Lucas is chased, throughout the film, by Richie Roberts (Russell Crowe), perhaps the only honest narc on the planet. Roberts recovered $1 million in drug money and turned it all in without keeping a nickel for himself -- an act that has alienated him from most of his fellow cops, all of whom are on the take. But it is appreciated by his boss, who asks Roberts to form a squad of honest cops to capture the kingpin of the New York drug industry. At first, Lucas isn’t suspected -- it’s hard for the narcs to believe that an African-American could devise and execute such a successful plan. But bit by bit, as Roberts digs deeper, it becomes evident that Lucas is their man.

It’s an engrossing story, but not told as well as it could have been. Though Washington and Crowe do everything they can, the script betrays them, and at 2 hours 37 minutes, American Gangster is too long, much of it just window dressing or padding. What’s left proceeds at a snail’s pace: The scenes of Roberts fighting his wife for custody of their child are superfluous, and stop the action dead in its tracks each time one appears. But even had those scenes been cut, there’s still little character development.
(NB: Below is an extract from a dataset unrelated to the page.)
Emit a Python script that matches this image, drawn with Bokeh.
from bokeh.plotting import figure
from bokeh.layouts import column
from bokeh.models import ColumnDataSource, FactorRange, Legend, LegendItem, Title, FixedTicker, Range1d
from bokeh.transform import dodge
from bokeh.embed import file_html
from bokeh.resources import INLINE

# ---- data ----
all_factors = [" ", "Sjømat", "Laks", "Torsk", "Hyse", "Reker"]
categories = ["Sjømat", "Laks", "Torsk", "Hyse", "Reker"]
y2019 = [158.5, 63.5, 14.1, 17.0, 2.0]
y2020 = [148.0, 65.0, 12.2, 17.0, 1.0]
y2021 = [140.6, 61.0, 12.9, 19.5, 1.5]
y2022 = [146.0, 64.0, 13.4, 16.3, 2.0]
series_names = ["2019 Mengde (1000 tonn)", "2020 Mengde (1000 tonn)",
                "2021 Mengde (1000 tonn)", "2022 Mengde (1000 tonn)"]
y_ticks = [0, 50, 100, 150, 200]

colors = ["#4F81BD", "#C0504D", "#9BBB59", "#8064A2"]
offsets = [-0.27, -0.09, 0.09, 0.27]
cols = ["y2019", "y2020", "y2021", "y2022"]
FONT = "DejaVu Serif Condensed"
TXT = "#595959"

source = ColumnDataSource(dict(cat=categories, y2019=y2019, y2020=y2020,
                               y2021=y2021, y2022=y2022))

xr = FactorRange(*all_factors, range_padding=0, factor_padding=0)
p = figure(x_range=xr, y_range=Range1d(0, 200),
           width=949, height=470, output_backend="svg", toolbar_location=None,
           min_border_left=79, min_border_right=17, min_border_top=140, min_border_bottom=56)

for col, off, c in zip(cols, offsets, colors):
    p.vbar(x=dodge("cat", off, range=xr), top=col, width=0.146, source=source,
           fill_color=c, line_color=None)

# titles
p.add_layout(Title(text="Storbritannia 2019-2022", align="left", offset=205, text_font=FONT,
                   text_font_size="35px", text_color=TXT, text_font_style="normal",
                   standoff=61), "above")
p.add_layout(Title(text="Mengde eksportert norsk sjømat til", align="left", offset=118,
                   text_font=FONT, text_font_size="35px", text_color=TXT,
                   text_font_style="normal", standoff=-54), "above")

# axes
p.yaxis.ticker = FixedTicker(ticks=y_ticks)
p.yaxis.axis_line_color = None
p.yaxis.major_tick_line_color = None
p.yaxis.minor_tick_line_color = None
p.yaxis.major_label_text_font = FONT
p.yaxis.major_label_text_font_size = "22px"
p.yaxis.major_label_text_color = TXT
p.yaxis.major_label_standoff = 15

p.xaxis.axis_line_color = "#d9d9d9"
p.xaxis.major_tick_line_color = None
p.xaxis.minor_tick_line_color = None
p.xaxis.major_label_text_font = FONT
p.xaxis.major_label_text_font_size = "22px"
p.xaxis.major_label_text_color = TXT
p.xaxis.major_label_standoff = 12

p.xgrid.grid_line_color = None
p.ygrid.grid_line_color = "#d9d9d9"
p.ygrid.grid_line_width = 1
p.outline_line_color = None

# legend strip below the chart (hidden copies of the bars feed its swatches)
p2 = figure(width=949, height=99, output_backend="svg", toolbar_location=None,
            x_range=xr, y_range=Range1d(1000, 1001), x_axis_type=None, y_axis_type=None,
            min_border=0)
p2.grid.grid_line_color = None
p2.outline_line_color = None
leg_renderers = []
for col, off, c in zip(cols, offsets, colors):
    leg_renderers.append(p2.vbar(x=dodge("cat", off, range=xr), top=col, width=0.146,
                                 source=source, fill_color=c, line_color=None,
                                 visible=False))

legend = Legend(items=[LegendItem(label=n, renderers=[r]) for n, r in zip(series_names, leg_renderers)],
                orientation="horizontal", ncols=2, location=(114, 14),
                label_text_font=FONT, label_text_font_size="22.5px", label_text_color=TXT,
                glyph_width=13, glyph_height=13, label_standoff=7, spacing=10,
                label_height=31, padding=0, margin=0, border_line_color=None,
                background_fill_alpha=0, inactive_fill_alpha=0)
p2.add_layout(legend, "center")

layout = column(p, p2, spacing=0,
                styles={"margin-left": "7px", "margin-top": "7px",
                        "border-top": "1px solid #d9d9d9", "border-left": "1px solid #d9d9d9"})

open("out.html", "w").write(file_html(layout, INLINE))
Each of the two principals is an icon, a pasteboard cutout representing a class; neither comes across as an individual. The trump card of race, of different ethnic minorities striving for success (Roberts is Jewish), is not played till late in the movie. More back information on the effect this might have had on the main characters would have given us more understanding of them. And Lucas and Roberts don’t meet until the very end, when they sit on opposite sides of a table in an interrogation room. The scene crackles with subdued energy, but it’s too little too late.

At the end of We Own the Night, I felt for and with the main characters; at the end of American Gangster, I felt nothing for Lucas or Roberts, who seem like chessmen crawling slowly toward checkmate. Endgame, eventually . . . but so what?
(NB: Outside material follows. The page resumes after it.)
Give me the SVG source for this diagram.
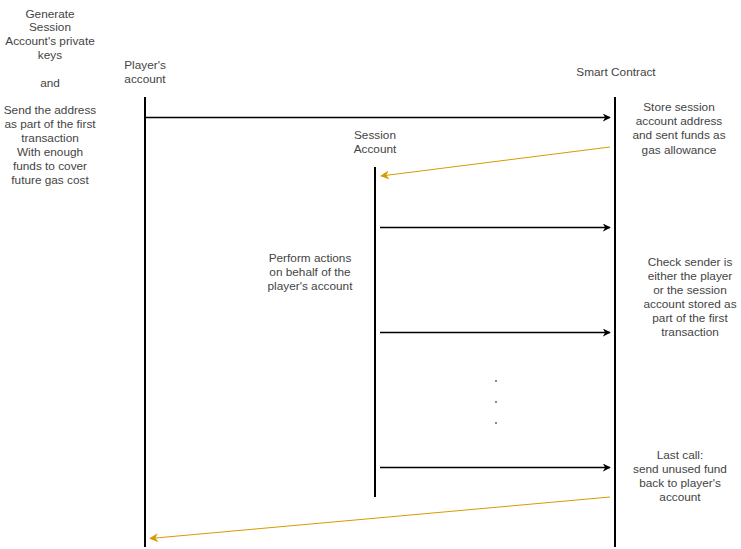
<svg xmlns="http://www.w3.org/2000/svg" width="741" height="549" viewBox="0 0 741 549">
<style>
text{font-family:"Liberation Sans",Arial,sans-serif;font-size:11.8px;fill:#444;text-anchor:middle}
.life{stroke:#000;stroke-width:2;fill:none}
.blk{stroke:#000;stroke-width:1.3;fill:none}
.org{stroke:#d79b00;stroke-width:1;fill:none}
</style>
<defs>
<marker id="ab" viewBox="0 0 10 10" refX="9" refY="5" markerWidth="8" markerHeight="8" markerUnits="userSpaceOnUse" orient="auto"><path d="M0,0 L10,5 L0,10 L3,5 Z" fill="#000"/></marker>
<marker id="ao" viewBox="0 0 10 10" refX="9" refY="5" markerWidth="9" markerHeight="9" markerUnits="userSpaceOnUse" orient="auto"><path d="M0,0 L10,5 L0,10 L3,5 Z" fill="#d79b00"/></marker>
</defs>
<g id="player">
<text x="145" y="69">Player's</text>
<text x="145" y="83">account</text>
<line class="life" x1="145" y1="97" x2="145" y2="547" stroke-width="1.5"/>
<line class="life" x1="145" y1="97" x2="145" y2="161"/>
</g>
<g id="session">
<text x="375" y="139">Session</text>
<text x="375" y="153">Account</text>
<line class="life" x1="375" y1="167" x2="375" y2="497"/>
</g>
<g id="contract">
<text x="616" y="76">Smart Contract</text>
<line class="life" x1="615" y1="97" x2="615" y2="547"/>
</g>
<g id="note-left">
<text x="50" y="18">Generate</text>
<text x="50" y="31">Session</text>
<text x="50" y="45">Account's private</text>
<text x="50" y="59">keys</text>
<text x="50" y="87">and</text>
<text x="50" y="114">Send the address</text>
<text x="50" y="128">as part of the first</text>
<text x="50" y="142">transaction</text>
<text x="50" y="156">With enough</text>
<text x="50" y="170">funds to cover</text>
<text x="50" y="184">future gas cost</text>
</g>
<g id="note-store">
<text x="679" y="111">Store session</text>
<text x="679" y="125">account address</text>
<text x="679" y="139">and sent funds as</text>
<text x="679" y="154">gas allowance</text>
</g>
<g id="note-perform">
<text x="310" y="262">Perform actions</text>
<text x="310" y="276">on behalf of the</text>
<text x="310" y="290">player's account</text>
</g>
<g id="note-check">
<text x="690" y="266">Check sender is</text>
<text x="690" y="280">either the player</text>
<text x="690" y="294">or the session</text>
<text x="690" y="308">account stored as</text>
<text x="690" y="322">part of the first</text>
<text x="690" y="336">transaction</text>
</g>
<g id="dots" fill="#888">
<rect x="495" y="380" width="2" height="2"/>
<rect x="495" y="401" width="2" height="2"/>
<rect x="495" y="422" width="2" height="2"/>
</g>
<g id="note-last">
<text x="680" y="459">Last call:</text>
<text x="680" y="473">send unused fund</text>
<text x="680" y="487">back to player's</text>
<text x="680" y="501">account</text>
</g>
<g id="connectors">
<line class="blk" x1="145" y1="117.5" x2="610" y2="117.5" marker-end="url(#ab)"/>
<line class="org" x1="610" y1="147" x2="381" y2="176" marker-end="url(#ao)"/>
<line class="blk" x1="380" y1="227.5" x2="610" y2="227.5" marker-end="url(#ab)"/>
<line class="blk" x1="380" y1="332.5" x2="610" y2="332.5" marker-end="url(#ab)"/>
<line class="blk" x1="380" y1="467.5" x2="610" y2="467.5" marker-end="url(#ab)"/>
<line class="org" x1="610" y1="497" x2="150" y2="538.5" marker-end="url(#ao)"/>
</g>
</svg>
All that said, American Gangster will probably figure in the Oscar nominations. It seems "important," if only for its cast and director. It’s no disaster, but neither is it a phenomenal success. Too many films today are too long for no good reason, all that time being used to add importance rather than important content. Add this one to the list of films that need "director’s cuts" that are shorter, not longer, than the original.